Task objective. No images are to be carried over; print all other material exactly as it stands.

::: Extracted material

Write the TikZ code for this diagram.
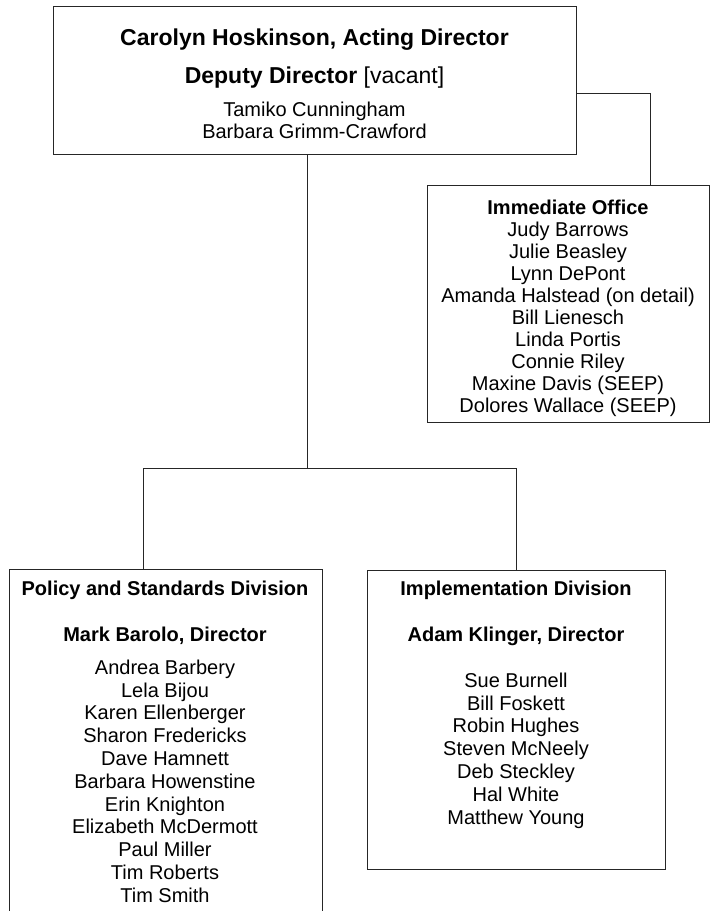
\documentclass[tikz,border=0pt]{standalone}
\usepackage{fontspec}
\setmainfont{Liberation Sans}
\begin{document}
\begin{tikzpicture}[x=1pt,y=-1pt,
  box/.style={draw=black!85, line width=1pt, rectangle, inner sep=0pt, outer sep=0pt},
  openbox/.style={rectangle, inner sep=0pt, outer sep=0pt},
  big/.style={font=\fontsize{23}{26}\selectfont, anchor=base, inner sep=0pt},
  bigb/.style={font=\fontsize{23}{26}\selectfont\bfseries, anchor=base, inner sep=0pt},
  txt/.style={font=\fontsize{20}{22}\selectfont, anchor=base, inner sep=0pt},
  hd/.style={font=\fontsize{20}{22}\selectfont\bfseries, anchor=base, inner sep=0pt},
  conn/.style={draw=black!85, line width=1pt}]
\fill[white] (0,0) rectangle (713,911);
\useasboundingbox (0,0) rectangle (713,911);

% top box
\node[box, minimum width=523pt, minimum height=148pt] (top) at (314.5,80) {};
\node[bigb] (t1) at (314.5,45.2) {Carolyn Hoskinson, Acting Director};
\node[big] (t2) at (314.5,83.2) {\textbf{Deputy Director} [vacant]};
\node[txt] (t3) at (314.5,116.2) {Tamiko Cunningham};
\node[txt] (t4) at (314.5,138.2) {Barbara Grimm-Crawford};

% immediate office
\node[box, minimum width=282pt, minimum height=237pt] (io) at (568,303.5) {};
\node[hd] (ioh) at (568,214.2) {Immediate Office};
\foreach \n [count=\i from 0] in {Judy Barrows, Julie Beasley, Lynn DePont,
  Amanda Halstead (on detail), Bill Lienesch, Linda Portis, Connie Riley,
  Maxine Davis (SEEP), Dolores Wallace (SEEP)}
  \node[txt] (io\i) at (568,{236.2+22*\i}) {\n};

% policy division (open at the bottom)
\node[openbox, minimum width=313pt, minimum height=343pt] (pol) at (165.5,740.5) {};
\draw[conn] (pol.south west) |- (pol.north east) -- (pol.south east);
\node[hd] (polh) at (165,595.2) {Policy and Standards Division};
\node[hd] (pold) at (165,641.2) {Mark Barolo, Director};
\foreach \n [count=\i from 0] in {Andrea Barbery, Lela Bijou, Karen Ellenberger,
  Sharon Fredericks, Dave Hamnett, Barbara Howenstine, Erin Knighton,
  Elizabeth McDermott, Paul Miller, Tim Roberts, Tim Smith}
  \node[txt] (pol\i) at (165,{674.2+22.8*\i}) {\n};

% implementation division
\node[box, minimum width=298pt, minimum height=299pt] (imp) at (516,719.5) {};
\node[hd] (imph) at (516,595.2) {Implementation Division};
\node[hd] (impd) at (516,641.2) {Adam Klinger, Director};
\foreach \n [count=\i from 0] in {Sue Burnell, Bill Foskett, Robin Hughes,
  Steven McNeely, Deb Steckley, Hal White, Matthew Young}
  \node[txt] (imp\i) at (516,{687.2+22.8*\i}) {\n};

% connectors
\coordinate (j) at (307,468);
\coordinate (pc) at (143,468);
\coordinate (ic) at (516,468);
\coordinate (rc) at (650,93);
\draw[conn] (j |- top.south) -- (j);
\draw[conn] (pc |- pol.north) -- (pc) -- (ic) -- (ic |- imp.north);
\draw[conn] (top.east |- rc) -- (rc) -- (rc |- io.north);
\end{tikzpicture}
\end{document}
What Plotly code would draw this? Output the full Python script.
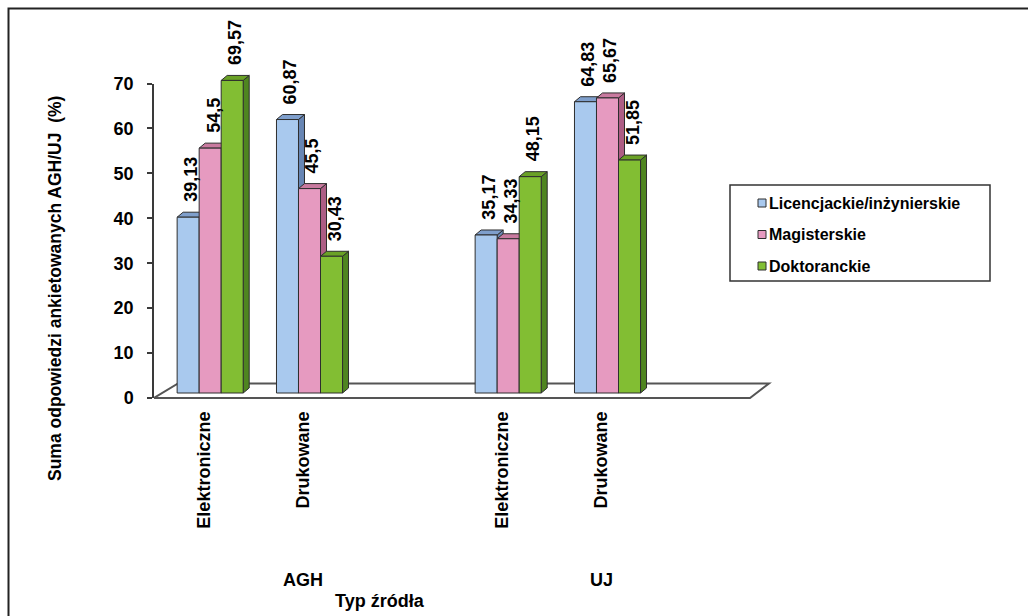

::::::

Output of the task.
Write the TikZ code for this diagram.
\documentclass[tikz,border=0pt]{standalone}
\usepackage{fontspec}
\setmainfont{Liberation Sans}
\begin{document}
\begin{tikzpicture}[x=1pt,y=-1pt,
  box/.style={draw=black!85, line width=1pt, rectangle, inner sep=0pt, outer sep=0pt},
  openbox/.style={rectangle, inner sep=0pt, outer sep=0pt},
  big/.style={font=\fontsize{23}{26}\selectfont, anchor=base, inner sep=0pt},
  bigb/.style={font=\fontsize{23}{26}\selectfont\bfseries, anchor=base, inner sep=0pt},
  txt/.style={font=\fontsize{20}{22}\selectfont, anchor=base, inner sep=0pt},
  hd/.style={font=\fontsize{20}{22}\selectfont\bfseries, anchor=base, inner sep=0pt},
  conn/.style={draw=black!85, line width=1pt}]
\fill[white] (0,0) rectangle (713,911);
\useasboundingbox (0,0) rectangle (713,911);

% top box
\node[box, minimum width=523pt, minimum height=148pt] (top) at (314.5,80) {};
\node[bigb] (t1) at (314.5,45.2) {Carolyn Hoskinson, Acting Director};
\node[big] (t2) at (314.5,83.2) {\textbf{Deputy Director} [vacant]};
\node[txt] (t3) at (314.5,116.2) {Tamiko Cunningham};
\node[txt] (t4) at (314.5,138.2) {Barbara Grimm-Crawford};

% immediate office
\node[box, minimum width=282pt, minimum height=237pt] (io) at (568,303.5) {};
\node[hd] (ioh) at (568,214.2) {Immediate Office};
\foreach \n [count=\i from 0] in {Judy Barrows, Julie Beasley, Lynn DePont,
  Amanda Halstead (on detail), Bill Lienesch, Linda Portis, Connie Riley,
  Maxine Davis (SEEP), Dolores Wallace (SEEP)}
  \node[txt] (io\i) at (568,{236.2+22*\i}) {\n};

% policy division (open at the bottom)
\node[openbox, minimum width=313pt, minimum height=343pt] (pol) at (165.5,740.5) {};
\draw[conn] (pol.south west) |- (pol.north east) -- (pol.south east);
\node[hd] (polh) at (165,595.2) {Policy and Standards Division};
\node[hd] (pold) at (165,641.2) {Mark Barolo, Director};
\foreach \n [count=\i from 0] in {Andrea Barbery, Lela Bijou, Karen Ellenberger,
  Sharon Fredericks, Dave Hamnett, Barbara Howenstine, Erin Knighton,
  Elizabeth McDermott, Paul Miller, Tim Roberts, Tim Smith}
  \node[txt] (pol\i) at (165,{674.2+22.8*\i}) {\n};

% implementation division
\node[box, minimum width=298pt, minimum height=299pt] (imp) at (516,719.5) {};
\node[hd] (imph) at (516,595.2) {Implementation Division};
\node[hd] (impd) at (516,641.2) {Adam Klinger, Director};
\foreach \n [count=\i from 0] in {Sue Burnell, Bill Foskett, Robin Hughes,
  Steven McNeely, Deb Steckley, Hal White, Matthew Young}
  \node[txt] (imp\i) at (516,{687.2+22.8*\i}) {\n};

% connectors
\coordinate (j) at (307,468);
\coordinate (pc) at (143,468);
\coordinate (ic) at (516,468);
\coordinate (rc) at (650,93);
\draw[conn] (j |- top.south) -- (j);
\draw[conn] (pc |- pol.north) -- (pc) -- (ic) -- (ic |- imp.north);
\draw[conn] (top.east |- rc) -- (rc) -- (rc |- io.north);
\end{tikzpicture}
\end{document}
What Plotly code would draw this? Output the full Python script.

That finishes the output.